Requirements:
Begin with the line containing "Give me the matplotlib source for this chart." and end with the line containing "fig.patches.append(frame)". Give those lines again exactly, leaving out the images.

>> Start

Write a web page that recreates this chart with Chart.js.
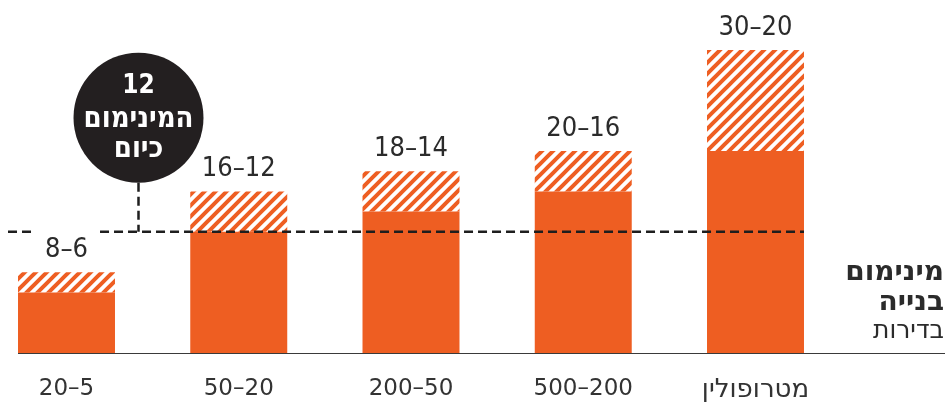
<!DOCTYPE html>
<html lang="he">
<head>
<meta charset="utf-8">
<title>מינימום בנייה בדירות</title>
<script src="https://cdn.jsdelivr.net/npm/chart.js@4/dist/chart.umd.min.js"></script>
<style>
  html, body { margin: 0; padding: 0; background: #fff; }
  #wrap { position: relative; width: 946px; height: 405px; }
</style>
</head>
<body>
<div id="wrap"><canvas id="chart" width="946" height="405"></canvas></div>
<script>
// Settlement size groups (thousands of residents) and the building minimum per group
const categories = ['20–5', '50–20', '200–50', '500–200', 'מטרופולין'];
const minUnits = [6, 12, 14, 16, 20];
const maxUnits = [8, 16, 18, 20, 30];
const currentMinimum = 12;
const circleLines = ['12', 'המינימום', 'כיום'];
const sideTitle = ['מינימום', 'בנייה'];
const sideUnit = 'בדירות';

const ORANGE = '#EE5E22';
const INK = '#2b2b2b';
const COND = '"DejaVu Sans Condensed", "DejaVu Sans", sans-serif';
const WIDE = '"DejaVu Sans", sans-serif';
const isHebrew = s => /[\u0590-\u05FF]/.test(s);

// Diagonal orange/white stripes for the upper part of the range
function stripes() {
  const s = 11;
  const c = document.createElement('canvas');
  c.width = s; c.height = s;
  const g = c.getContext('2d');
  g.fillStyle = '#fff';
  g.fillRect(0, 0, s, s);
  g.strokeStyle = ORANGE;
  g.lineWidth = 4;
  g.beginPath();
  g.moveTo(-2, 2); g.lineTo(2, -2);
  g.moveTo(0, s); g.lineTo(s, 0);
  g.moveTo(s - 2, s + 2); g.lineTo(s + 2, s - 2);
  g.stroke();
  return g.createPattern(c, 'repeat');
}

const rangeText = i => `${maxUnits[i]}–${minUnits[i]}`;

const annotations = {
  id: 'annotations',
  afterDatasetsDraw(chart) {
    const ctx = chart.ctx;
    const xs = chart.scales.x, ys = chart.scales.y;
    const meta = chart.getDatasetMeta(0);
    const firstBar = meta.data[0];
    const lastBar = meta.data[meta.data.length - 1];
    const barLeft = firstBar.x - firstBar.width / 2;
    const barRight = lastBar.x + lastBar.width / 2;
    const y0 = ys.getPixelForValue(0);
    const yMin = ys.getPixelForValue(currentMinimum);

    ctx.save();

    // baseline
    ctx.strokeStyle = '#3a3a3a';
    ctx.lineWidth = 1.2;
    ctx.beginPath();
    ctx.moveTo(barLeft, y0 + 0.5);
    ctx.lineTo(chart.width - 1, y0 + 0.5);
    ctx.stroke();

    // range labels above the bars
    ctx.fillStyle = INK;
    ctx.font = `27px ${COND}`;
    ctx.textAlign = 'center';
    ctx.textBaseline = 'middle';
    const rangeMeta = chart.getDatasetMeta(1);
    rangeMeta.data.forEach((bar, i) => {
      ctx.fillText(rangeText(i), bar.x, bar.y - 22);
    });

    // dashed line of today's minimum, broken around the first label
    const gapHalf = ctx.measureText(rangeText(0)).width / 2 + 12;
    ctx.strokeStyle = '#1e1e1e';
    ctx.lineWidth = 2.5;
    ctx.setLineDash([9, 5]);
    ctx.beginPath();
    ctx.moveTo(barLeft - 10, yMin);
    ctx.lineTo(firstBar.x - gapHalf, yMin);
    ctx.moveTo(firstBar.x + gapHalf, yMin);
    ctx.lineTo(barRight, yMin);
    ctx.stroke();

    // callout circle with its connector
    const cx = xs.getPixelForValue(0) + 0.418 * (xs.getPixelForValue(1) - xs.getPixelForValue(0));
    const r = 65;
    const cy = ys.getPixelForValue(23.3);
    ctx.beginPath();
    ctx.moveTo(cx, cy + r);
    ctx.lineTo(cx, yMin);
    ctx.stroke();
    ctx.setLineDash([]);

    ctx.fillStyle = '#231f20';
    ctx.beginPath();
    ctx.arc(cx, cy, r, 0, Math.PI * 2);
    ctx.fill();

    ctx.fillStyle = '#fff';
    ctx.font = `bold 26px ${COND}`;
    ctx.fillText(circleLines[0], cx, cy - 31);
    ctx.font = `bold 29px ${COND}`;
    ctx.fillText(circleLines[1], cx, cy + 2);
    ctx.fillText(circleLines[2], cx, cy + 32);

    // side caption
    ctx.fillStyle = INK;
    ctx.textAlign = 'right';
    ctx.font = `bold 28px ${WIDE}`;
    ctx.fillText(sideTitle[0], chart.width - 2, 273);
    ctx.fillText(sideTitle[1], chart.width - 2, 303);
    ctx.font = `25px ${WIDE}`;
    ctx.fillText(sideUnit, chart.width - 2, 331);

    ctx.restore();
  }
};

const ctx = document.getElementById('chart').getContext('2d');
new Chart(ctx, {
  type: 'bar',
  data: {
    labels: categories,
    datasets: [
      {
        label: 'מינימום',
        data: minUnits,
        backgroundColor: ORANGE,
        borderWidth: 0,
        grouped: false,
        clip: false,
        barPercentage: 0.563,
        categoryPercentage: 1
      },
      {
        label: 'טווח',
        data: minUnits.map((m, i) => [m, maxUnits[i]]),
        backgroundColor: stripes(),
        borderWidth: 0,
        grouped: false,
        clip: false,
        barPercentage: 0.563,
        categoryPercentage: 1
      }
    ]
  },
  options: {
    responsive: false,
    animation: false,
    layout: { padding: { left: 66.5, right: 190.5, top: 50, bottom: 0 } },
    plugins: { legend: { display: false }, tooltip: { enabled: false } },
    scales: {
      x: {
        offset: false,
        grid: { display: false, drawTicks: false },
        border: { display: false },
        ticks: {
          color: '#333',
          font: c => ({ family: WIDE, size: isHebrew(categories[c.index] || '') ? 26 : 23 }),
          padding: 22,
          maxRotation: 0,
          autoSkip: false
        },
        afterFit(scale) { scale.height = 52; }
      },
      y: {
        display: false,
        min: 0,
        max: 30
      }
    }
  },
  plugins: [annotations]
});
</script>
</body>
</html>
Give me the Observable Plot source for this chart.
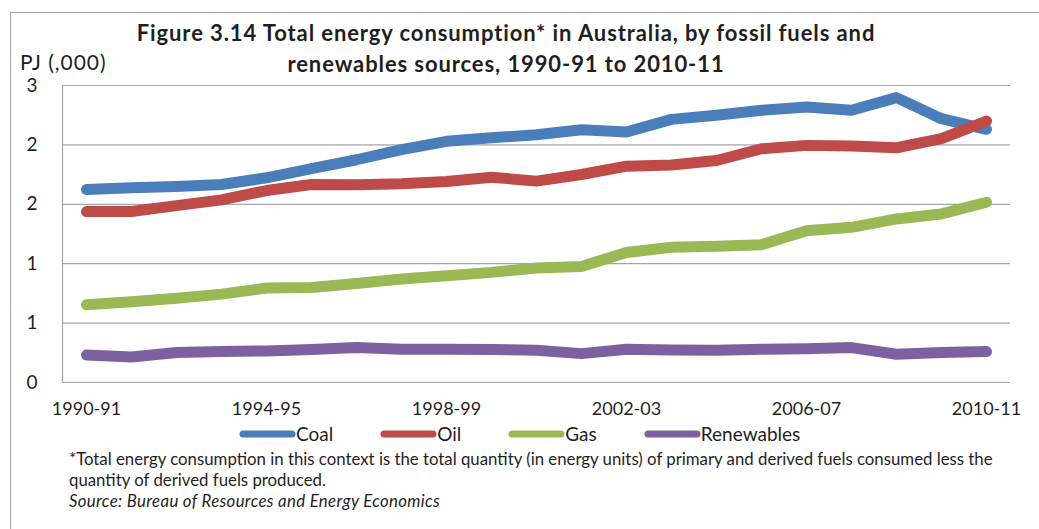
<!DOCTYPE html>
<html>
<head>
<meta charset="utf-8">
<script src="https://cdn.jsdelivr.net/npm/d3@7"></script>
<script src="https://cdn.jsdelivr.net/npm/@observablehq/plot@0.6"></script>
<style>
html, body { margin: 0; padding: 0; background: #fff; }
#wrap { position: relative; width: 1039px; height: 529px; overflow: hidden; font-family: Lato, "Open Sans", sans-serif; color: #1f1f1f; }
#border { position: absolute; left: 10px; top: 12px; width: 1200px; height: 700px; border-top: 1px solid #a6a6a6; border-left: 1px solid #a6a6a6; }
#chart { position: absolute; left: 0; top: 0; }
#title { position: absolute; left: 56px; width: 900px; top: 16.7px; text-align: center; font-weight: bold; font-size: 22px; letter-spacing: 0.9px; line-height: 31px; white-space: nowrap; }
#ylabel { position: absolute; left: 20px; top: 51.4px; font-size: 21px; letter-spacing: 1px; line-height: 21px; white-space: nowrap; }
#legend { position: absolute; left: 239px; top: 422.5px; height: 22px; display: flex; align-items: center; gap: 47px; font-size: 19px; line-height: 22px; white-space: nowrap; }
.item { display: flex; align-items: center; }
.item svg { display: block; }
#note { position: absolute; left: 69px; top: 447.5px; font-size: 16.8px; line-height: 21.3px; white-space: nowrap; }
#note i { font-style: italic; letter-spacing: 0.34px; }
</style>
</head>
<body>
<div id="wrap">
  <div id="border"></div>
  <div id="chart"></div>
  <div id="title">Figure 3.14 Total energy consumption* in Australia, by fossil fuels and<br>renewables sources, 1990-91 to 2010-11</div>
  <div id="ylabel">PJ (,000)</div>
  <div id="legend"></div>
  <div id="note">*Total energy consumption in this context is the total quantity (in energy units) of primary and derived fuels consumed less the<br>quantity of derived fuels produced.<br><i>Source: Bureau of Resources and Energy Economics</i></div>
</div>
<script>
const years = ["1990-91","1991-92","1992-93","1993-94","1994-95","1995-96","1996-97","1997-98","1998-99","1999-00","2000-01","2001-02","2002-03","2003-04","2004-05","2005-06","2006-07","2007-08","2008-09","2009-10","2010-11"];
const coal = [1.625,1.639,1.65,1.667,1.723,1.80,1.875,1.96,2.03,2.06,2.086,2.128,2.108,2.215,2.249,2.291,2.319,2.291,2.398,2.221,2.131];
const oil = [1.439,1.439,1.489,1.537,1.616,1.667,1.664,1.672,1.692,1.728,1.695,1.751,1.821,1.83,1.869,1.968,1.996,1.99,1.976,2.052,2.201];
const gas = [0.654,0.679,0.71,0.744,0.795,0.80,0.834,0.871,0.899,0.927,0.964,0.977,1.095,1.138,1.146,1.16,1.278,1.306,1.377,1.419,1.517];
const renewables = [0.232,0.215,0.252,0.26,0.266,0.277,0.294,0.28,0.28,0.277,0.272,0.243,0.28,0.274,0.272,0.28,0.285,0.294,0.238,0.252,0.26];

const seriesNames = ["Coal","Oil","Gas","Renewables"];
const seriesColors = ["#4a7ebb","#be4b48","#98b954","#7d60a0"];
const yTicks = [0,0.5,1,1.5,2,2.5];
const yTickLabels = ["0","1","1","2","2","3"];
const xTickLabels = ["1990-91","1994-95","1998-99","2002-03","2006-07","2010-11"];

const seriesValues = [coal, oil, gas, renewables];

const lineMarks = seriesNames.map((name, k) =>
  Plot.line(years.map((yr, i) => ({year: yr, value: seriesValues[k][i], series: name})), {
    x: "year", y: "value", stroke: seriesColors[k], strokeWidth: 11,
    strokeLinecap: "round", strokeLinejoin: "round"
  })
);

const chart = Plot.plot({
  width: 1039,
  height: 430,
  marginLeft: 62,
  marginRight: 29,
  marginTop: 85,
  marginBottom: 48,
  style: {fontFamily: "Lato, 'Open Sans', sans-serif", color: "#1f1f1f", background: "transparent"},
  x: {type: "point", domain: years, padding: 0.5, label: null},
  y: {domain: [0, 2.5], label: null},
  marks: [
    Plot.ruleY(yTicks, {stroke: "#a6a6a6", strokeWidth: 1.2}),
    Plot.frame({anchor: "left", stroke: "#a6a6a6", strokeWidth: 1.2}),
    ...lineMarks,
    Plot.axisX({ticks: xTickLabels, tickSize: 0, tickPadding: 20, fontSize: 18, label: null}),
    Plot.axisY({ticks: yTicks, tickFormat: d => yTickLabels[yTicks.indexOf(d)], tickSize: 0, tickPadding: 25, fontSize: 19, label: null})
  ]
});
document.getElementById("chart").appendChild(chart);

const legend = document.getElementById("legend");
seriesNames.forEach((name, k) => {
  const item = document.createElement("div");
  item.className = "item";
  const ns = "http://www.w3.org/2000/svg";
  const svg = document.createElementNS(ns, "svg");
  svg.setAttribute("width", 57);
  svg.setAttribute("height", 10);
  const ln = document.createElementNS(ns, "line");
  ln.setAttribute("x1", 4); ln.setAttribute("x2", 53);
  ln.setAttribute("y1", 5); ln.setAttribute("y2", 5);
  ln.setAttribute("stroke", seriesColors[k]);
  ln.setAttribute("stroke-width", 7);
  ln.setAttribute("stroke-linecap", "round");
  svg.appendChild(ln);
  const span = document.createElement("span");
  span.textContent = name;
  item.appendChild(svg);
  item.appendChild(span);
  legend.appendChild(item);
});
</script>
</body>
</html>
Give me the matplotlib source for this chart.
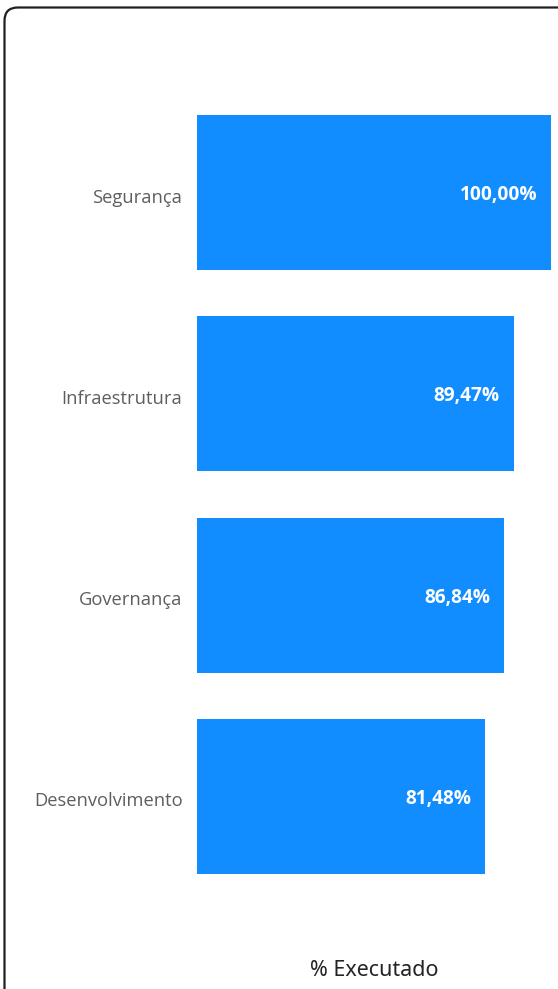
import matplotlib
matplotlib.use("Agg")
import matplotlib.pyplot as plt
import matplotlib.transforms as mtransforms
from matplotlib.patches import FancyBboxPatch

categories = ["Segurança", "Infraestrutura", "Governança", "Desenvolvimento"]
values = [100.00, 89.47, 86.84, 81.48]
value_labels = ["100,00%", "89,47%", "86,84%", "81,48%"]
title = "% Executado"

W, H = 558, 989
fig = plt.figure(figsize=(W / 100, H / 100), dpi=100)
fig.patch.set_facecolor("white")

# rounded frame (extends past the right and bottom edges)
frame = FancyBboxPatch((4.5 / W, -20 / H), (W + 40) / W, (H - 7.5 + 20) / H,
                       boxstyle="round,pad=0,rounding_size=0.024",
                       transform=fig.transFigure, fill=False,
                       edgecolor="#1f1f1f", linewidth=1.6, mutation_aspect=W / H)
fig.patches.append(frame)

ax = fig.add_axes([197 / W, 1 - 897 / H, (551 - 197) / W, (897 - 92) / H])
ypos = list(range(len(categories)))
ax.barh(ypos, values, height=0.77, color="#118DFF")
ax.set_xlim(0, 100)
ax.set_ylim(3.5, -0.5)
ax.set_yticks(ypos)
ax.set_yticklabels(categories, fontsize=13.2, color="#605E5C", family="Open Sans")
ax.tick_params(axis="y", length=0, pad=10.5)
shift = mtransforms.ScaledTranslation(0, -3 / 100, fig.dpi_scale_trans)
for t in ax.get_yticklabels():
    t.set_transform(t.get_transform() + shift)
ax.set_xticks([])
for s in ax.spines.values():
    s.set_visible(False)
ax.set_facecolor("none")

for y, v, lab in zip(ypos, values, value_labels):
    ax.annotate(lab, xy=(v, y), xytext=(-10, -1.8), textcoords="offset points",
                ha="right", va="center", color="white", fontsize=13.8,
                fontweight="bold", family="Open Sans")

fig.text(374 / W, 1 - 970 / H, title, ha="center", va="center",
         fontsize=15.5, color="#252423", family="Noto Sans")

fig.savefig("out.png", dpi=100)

>> End

Solution to the problem:
Give me the matplotlib source for this chart.
import matplotlib
matplotlib.use("Agg")
import matplotlib.pyplot as plt
import matplotlib.transforms as mtransforms
from matplotlib.patches import FancyBboxPatch

categories = ["Segurança", "Infraestrutura", "Governança", "Desenvolvimento"]
values = [100.00, 89.47, 86.84, 81.48]
value_labels = ["100,00%", "89,47%", "86,84%", "81,48%"]
title = "% Executado"

W, H = 558, 989
fig = plt.figure(figsize=(W / 100, H / 100), dpi=100)
fig.patch.set_facecolor("white")

# rounded frame (extends past the right and bottom edges)
frame = FancyBboxPatch((4.5 / W, -20 / H), (W + 40) / W, (H - 7.5 + 20) / H,
                       boxstyle="round,pad=0,rounding_size=0.024",
                       transform=fig.transFigure, fill=False,
                       edgecolor="#1f1f1f", linewidth=1.6, mutation_aspect=W / H)
fig.patches.append(frame)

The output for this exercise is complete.